**EXERCISE PROMPT**
Which lines contain the string "that"? Please list every one of them.

*-*-*

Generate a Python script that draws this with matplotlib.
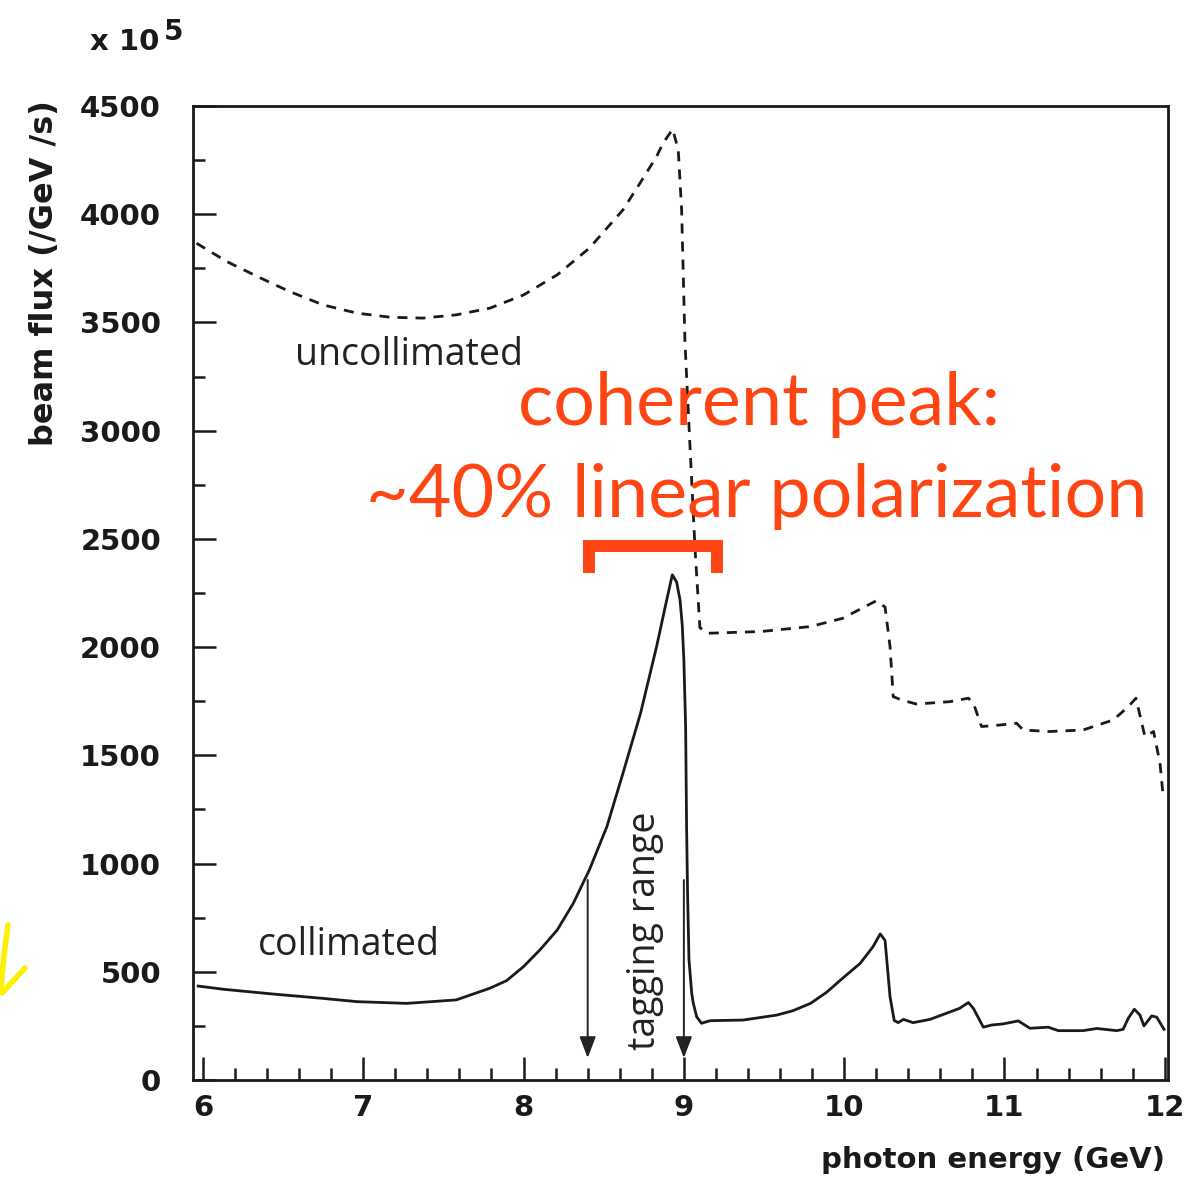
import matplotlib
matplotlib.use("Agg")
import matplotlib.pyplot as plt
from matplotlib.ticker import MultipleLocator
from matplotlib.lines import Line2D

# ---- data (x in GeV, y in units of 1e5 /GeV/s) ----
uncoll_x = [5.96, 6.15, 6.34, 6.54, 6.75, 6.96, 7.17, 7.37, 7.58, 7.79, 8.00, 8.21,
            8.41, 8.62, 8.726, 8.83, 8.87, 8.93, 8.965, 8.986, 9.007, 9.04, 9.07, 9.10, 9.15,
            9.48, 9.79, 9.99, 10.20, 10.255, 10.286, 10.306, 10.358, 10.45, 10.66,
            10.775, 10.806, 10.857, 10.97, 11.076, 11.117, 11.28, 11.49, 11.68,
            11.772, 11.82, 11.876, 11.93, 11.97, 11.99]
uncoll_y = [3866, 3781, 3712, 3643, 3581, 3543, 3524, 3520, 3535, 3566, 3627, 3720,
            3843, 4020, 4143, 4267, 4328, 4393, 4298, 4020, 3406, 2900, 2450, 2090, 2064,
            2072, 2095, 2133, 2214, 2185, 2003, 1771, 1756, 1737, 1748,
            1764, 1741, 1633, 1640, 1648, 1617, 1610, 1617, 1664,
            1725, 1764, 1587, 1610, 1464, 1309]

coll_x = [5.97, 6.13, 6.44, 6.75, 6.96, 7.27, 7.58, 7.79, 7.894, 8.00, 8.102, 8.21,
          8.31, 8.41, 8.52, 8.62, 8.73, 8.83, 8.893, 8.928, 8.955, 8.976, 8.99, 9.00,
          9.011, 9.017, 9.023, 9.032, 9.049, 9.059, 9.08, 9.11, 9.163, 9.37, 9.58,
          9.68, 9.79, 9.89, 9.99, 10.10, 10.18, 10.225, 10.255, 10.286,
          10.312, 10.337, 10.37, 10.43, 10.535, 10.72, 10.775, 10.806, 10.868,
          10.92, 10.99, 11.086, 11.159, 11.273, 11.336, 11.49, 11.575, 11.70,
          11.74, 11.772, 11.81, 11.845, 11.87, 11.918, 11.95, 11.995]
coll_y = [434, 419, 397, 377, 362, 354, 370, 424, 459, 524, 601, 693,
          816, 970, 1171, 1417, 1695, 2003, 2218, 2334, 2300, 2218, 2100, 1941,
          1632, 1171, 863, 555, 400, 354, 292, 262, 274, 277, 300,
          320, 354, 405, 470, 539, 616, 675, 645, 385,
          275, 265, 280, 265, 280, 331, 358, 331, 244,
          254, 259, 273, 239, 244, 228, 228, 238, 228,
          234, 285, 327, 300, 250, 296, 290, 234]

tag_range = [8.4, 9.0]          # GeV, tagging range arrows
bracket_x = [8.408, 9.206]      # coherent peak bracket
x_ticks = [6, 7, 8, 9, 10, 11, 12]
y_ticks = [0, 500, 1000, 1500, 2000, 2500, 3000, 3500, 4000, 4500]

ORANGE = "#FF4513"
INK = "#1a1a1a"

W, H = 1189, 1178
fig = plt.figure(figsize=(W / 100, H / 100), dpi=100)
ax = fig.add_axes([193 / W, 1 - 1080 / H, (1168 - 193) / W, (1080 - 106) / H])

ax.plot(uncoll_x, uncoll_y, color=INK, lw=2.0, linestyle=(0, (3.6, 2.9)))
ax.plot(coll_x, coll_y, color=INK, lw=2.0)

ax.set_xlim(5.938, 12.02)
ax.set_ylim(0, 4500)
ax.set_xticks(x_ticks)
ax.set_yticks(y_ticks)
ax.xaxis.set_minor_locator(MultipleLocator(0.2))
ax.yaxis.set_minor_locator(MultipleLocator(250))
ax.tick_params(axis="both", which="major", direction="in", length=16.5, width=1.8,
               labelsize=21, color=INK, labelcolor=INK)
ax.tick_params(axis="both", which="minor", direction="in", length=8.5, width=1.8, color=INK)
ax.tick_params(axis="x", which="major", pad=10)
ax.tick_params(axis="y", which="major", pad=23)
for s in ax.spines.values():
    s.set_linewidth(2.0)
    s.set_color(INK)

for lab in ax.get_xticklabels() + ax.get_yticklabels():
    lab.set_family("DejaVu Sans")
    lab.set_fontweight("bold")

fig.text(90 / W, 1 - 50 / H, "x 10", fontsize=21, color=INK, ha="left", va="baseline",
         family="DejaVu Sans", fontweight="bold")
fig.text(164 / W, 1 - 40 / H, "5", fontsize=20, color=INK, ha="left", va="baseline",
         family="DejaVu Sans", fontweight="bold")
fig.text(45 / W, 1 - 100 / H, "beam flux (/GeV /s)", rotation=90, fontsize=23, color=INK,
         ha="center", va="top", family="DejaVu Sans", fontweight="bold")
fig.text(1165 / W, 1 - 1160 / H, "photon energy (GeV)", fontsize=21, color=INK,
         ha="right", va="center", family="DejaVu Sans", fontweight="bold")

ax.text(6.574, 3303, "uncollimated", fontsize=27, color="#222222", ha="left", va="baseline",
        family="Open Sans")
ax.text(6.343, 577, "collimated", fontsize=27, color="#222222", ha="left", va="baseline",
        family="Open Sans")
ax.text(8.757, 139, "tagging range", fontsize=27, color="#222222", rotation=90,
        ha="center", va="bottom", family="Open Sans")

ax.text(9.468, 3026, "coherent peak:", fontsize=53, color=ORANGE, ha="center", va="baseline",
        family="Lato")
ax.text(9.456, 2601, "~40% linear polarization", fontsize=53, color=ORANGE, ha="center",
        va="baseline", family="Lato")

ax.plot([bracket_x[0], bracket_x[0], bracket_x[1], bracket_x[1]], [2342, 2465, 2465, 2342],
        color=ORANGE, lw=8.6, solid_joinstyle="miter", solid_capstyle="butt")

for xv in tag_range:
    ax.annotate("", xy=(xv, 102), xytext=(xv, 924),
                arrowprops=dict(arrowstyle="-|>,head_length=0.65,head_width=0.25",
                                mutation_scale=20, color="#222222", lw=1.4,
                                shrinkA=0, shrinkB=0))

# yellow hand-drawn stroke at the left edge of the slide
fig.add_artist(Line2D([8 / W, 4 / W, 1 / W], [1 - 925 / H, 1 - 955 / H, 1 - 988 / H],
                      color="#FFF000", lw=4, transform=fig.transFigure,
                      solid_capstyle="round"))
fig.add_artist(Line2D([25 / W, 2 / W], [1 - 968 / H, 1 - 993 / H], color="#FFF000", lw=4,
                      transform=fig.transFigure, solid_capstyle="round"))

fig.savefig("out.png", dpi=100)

*-*-*

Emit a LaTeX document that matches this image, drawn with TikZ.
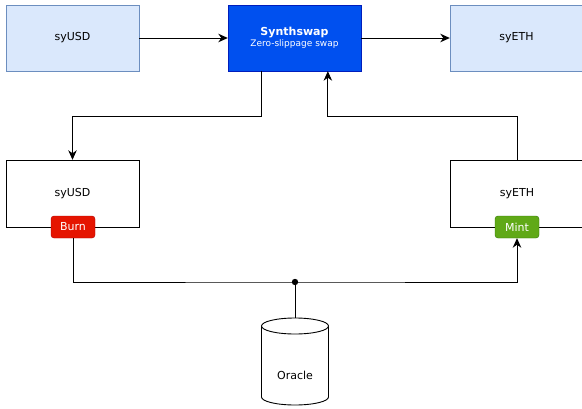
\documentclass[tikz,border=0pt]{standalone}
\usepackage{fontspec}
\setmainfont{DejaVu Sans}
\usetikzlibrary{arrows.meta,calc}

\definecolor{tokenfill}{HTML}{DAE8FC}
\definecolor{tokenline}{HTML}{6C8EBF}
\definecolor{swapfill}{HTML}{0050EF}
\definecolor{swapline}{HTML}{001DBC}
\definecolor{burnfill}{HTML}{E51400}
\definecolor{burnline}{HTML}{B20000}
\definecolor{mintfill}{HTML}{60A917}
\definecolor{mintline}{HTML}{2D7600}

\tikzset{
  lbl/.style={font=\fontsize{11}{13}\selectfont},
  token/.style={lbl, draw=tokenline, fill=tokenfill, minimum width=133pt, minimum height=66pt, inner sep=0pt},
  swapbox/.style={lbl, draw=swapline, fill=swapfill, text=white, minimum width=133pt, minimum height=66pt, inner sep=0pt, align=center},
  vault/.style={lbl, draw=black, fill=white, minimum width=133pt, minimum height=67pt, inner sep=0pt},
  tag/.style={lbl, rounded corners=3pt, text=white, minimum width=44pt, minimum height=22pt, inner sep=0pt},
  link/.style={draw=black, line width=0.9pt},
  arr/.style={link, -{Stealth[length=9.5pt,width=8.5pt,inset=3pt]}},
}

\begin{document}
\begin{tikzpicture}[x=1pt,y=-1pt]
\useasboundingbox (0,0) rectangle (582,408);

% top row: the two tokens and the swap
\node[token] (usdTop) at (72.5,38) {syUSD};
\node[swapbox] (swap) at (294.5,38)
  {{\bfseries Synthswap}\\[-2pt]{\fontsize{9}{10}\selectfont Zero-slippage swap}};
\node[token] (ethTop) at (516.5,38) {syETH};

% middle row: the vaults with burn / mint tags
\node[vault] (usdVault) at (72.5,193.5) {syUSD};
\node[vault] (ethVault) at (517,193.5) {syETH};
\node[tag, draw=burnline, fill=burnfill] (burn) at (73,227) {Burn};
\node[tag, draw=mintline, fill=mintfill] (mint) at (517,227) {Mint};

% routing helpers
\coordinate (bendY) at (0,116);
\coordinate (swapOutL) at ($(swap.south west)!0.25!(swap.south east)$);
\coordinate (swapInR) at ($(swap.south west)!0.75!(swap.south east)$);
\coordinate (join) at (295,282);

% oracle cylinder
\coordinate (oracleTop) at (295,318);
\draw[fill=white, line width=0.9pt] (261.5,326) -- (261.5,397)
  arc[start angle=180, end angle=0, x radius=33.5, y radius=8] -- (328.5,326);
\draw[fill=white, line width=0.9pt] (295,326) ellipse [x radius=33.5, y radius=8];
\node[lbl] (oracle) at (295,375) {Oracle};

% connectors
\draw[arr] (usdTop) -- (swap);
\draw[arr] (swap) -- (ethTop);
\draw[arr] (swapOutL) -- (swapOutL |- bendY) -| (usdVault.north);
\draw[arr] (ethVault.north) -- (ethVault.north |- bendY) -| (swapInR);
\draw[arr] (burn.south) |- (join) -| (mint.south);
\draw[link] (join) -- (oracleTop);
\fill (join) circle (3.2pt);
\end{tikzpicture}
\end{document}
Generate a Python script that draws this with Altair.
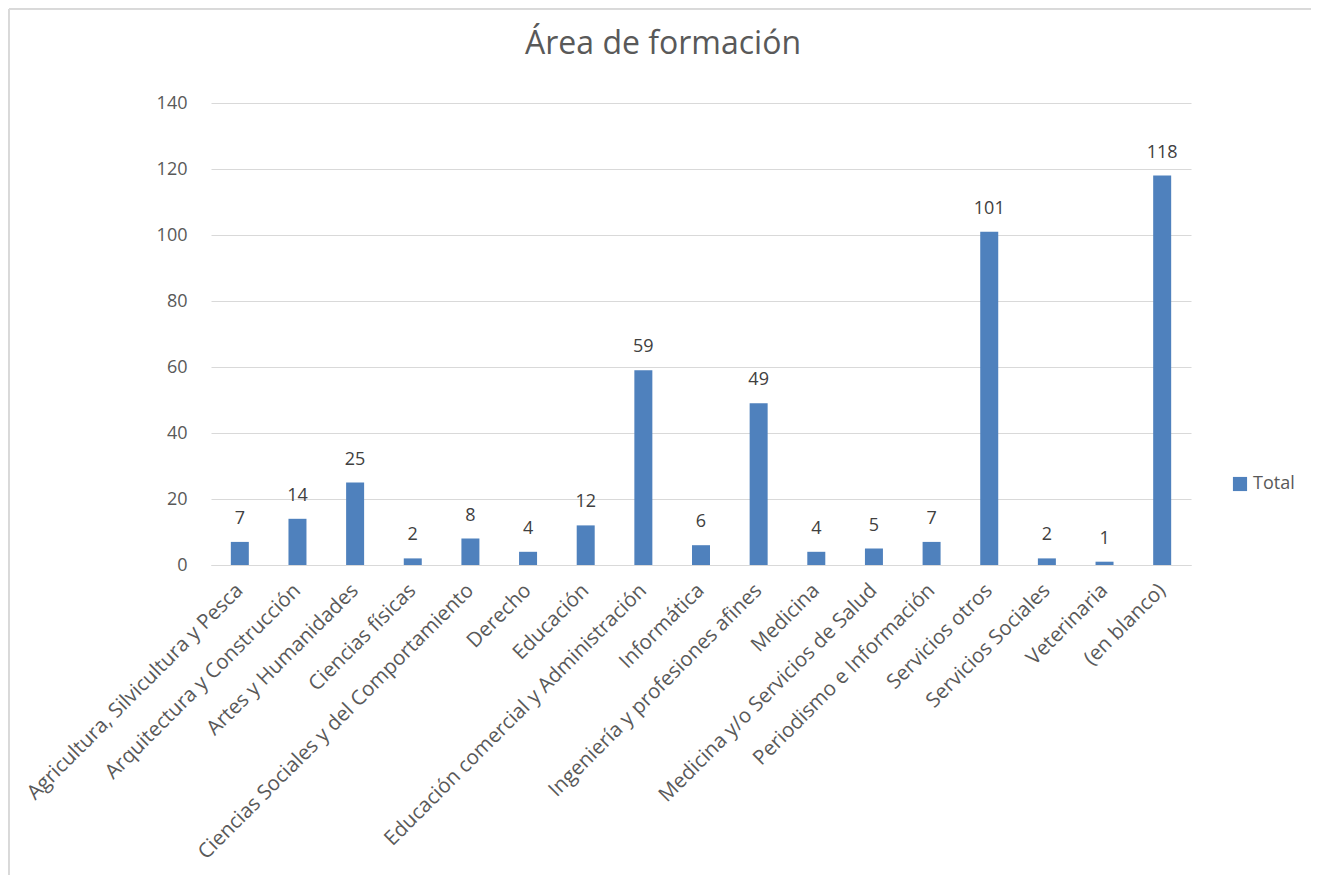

*-*-*

**EXERCISE RESULT**
Generate a Python script that draws this with matplotlib.
Emit a LaTeX document that matches this image, drawn with TikZ.
Generate a Python script that draws this with Altair.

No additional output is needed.